Dataset content –
_ _ _

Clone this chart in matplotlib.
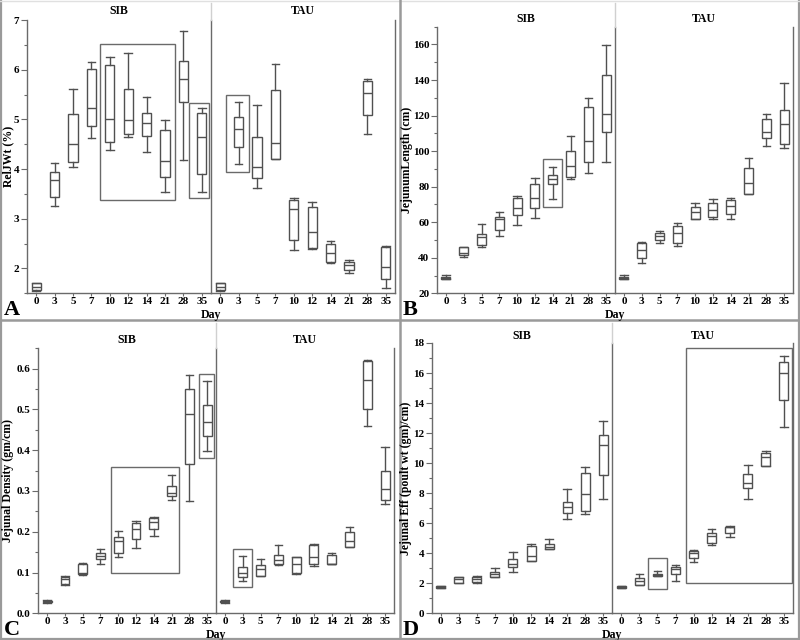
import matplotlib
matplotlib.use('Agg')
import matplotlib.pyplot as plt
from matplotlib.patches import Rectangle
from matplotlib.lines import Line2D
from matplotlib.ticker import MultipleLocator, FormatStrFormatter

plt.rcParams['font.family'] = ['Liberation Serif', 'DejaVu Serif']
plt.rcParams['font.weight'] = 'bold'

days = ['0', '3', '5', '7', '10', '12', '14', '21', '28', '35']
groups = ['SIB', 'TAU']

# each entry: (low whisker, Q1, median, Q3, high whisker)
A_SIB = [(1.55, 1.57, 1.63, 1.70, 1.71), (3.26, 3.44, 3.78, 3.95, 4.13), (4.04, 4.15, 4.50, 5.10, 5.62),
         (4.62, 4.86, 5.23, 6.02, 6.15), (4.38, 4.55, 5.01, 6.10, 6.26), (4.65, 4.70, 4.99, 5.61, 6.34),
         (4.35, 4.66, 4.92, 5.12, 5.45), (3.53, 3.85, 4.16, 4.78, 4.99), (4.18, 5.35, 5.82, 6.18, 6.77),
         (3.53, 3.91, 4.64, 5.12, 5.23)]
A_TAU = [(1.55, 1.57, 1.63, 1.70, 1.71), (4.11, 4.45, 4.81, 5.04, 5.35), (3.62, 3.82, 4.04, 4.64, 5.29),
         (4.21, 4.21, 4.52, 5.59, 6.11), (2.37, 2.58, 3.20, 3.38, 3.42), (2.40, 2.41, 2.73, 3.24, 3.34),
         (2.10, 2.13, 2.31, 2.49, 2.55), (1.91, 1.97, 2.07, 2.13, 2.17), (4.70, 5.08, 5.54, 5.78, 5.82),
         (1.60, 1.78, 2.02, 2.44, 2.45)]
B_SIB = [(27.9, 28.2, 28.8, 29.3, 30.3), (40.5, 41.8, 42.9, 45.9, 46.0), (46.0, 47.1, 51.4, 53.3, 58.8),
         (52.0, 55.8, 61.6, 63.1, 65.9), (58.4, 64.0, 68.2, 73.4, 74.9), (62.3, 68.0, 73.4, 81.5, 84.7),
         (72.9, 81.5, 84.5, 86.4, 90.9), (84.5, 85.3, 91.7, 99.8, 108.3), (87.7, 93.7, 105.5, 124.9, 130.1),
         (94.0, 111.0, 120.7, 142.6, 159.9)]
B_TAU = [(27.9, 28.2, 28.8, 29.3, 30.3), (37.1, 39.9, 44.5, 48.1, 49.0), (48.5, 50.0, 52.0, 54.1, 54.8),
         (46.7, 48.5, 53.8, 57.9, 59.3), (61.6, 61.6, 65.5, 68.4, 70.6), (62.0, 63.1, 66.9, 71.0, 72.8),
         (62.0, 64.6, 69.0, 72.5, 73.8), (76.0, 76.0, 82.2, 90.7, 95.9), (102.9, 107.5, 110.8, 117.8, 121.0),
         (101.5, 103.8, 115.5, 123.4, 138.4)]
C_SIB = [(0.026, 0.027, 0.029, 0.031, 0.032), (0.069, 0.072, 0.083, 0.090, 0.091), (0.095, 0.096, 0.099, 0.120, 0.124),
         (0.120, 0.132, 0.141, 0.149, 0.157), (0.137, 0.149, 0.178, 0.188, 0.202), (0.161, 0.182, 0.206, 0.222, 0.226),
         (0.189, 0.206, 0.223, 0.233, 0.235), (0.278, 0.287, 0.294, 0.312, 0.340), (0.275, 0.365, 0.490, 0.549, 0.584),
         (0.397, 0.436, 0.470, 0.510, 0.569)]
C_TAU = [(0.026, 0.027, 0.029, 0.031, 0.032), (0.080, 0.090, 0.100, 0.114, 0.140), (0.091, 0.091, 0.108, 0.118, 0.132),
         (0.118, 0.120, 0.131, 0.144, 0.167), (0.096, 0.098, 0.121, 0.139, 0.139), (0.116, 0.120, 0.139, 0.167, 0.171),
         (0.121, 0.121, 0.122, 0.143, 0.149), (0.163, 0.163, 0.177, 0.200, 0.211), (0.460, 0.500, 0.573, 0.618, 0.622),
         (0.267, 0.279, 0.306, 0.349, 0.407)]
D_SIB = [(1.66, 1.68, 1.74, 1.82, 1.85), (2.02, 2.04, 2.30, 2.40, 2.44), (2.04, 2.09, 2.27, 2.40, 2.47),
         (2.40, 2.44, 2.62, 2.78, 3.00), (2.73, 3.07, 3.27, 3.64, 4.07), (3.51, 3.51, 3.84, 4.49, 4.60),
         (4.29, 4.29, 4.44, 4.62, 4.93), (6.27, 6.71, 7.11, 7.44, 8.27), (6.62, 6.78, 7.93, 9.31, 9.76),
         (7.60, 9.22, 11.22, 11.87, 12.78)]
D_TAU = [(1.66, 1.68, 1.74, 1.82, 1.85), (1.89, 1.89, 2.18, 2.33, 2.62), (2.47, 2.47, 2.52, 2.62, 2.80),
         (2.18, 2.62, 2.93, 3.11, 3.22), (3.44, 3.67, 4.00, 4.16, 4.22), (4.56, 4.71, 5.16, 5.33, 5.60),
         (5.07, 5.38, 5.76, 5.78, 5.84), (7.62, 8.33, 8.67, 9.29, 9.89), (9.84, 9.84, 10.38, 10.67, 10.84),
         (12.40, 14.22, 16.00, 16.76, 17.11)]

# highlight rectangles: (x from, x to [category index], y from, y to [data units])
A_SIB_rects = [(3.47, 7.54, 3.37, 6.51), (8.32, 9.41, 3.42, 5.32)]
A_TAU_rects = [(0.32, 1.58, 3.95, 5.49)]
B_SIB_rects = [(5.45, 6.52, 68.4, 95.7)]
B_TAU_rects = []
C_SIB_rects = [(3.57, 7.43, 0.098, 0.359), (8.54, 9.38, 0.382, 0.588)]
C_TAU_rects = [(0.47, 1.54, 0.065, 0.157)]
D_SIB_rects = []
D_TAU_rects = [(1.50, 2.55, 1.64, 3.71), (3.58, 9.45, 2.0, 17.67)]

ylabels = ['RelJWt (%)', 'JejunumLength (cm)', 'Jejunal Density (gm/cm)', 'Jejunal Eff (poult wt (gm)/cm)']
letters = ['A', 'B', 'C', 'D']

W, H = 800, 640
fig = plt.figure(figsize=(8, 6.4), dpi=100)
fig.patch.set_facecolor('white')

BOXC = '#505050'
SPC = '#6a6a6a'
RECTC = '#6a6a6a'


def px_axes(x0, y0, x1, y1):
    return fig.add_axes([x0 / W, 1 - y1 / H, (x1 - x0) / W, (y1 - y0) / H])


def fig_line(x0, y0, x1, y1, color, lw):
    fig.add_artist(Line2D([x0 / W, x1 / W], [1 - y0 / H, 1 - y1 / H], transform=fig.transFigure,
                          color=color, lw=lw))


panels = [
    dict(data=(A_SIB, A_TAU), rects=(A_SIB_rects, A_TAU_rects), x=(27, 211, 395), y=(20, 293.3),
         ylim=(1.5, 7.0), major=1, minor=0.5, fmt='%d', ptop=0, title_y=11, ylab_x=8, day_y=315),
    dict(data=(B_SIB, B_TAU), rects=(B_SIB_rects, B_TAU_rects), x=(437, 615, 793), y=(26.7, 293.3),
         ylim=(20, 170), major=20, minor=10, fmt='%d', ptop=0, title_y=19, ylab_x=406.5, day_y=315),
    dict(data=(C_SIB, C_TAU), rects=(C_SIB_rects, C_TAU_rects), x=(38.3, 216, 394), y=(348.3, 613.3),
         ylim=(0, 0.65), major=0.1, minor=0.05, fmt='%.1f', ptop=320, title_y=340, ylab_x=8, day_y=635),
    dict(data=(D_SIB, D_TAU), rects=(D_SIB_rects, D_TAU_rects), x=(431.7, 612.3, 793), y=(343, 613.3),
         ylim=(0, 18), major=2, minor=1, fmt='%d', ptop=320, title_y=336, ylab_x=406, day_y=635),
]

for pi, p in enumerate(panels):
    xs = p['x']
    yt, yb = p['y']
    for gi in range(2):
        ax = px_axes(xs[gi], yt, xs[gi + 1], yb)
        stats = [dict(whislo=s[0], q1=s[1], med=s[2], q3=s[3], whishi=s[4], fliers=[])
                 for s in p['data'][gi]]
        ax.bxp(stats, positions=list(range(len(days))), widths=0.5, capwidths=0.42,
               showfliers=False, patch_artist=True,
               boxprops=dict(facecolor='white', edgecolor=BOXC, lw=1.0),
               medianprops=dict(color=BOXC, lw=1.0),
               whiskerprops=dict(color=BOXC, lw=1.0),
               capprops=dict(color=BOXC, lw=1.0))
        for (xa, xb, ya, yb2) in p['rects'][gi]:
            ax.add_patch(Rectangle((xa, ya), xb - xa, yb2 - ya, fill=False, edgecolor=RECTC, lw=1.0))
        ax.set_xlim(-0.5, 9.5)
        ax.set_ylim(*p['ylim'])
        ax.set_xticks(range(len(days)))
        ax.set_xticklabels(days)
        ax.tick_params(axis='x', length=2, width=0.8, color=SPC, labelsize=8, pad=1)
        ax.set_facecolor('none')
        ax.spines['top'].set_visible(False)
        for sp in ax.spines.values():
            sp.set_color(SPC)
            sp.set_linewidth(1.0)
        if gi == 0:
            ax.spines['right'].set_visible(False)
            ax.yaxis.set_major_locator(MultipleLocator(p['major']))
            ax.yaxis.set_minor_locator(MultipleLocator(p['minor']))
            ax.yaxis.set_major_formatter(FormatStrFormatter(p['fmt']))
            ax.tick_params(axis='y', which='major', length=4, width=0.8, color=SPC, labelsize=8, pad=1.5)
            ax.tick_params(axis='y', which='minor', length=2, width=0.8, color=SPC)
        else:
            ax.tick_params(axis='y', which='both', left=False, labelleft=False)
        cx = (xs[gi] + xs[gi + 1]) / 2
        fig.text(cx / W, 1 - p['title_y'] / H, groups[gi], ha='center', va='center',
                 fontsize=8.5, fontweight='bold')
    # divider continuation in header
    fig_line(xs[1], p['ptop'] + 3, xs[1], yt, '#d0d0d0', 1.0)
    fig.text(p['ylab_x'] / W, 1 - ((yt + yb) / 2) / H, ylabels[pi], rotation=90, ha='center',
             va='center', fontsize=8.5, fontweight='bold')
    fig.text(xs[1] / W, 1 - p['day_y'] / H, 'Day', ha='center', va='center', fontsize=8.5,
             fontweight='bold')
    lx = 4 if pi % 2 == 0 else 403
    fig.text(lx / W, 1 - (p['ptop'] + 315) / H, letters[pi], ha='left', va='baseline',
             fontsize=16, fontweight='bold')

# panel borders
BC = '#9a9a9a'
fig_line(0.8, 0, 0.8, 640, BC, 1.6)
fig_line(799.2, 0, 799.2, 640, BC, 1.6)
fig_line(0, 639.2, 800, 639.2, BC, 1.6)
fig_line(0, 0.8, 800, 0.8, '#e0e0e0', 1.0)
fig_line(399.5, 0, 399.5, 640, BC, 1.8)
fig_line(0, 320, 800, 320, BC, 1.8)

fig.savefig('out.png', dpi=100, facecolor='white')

_ _ _

Leave out any pictures, please, and quote only the lines from the top of the data through the line that contains "groups = ['SIB', 'TAU']".

Answer in full –
Clone this chart in matplotlib.
import matplotlib
matplotlib.use('Agg')
import matplotlib.pyplot as plt
from matplotlib.patches import Rectangle
from matplotlib.lines import Line2D
from matplotlib.ticker import MultipleLocator, FormatStrFormatter

plt.rcParams['font.family'] = ['Liberation Serif', 'DejaVu Serif']
plt.rcParams['font.weight'] = 'bold'

days = ['0', '3', '5', '7', '10', '12', '14', '21', '28', '35']
groups = ['SIB', 'TAU']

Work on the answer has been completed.